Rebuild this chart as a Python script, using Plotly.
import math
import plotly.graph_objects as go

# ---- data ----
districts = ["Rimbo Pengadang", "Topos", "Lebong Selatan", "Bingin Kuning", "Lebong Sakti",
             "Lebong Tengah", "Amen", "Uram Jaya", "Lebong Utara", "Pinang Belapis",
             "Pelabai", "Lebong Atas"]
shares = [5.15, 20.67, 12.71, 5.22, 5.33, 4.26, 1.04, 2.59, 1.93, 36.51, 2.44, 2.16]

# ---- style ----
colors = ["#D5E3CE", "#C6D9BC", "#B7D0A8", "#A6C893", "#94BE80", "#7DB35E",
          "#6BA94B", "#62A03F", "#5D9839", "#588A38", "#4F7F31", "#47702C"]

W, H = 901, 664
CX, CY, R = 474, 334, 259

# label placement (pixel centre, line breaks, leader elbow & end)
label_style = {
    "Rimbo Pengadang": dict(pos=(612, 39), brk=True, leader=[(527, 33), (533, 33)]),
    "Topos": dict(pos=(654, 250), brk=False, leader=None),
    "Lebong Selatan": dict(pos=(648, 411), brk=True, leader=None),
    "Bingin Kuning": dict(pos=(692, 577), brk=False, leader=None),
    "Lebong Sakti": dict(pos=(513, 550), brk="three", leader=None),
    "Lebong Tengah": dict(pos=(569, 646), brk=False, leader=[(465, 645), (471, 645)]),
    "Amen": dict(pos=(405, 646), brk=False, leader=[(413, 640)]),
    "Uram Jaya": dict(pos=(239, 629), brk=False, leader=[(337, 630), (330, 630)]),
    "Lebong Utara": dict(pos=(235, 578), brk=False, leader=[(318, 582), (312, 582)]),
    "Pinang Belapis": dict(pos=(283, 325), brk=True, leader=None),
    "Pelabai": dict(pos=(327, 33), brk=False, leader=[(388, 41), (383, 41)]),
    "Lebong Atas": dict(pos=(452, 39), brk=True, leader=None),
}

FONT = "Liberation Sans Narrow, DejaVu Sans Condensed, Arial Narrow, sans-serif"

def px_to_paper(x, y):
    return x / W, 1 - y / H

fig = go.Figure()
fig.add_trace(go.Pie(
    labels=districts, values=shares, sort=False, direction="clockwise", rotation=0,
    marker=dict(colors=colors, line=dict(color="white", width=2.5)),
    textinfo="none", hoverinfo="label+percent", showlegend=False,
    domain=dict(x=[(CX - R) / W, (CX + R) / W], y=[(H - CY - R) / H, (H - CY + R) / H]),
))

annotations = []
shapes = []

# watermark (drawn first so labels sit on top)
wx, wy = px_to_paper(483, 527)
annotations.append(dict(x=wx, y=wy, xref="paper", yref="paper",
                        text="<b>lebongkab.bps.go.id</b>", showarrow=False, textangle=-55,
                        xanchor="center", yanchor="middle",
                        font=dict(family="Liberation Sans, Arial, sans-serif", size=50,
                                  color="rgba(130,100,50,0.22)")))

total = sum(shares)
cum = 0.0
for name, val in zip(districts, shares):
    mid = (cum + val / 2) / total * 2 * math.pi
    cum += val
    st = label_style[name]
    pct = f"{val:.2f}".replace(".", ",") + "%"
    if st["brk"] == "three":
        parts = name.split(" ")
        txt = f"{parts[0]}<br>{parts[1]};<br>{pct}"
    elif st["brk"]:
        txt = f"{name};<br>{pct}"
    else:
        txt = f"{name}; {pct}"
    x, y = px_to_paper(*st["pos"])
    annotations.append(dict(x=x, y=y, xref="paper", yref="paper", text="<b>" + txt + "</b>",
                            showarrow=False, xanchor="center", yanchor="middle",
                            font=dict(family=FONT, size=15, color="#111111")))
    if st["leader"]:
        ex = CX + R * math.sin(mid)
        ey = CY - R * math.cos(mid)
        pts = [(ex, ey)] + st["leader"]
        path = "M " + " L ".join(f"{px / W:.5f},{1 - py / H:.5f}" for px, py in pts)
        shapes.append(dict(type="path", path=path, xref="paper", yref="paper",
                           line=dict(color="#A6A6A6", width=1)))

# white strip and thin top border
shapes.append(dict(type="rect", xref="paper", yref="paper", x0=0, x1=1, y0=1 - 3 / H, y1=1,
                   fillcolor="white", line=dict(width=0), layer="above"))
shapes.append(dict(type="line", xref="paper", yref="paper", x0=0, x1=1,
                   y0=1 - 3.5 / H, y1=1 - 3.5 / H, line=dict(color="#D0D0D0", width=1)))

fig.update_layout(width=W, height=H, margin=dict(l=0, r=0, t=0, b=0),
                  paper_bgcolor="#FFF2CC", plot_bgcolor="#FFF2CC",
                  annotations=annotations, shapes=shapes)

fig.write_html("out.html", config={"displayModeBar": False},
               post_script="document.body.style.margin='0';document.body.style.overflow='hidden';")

▶ **PROBLEM TO WORK ON**: Beginning at the first line above, repeat exactly until the line containing "CX, CY, R = 474, 334, 259", which is included.

▶ **SOLUTION FOR THIS TASK**:
Rebuild this chart as a Python script, using Plotly.
import math
import plotly.graph_objects as go

# ---- data ----
districts = ["Rimbo Pengadang", "Topos", "Lebong Selatan", "Bingin Kuning", "Lebong Sakti",
             "Lebong Tengah", "Amen", "Uram Jaya", "Lebong Utara", "Pinang Belapis",
             "Pelabai", "Lebong Atas"]
shares = [5.15, 20.67, 12.71, 5.22, 5.33, 4.26, 1.04, 2.59, 1.93, 36.51, 2.44, 2.16]

# ---- style ----
colors = ["#D5E3CE", "#C6D9BC", "#B7D0A8", "#A6C893", "#94BE80", "#7DB35E",
          "#6BA94B", "#62A03F", "#5D9839", "#588A38", "#4F7F31", "#47702C"]

W, H = 901, 664
CX, CY, R = 474, 334, 259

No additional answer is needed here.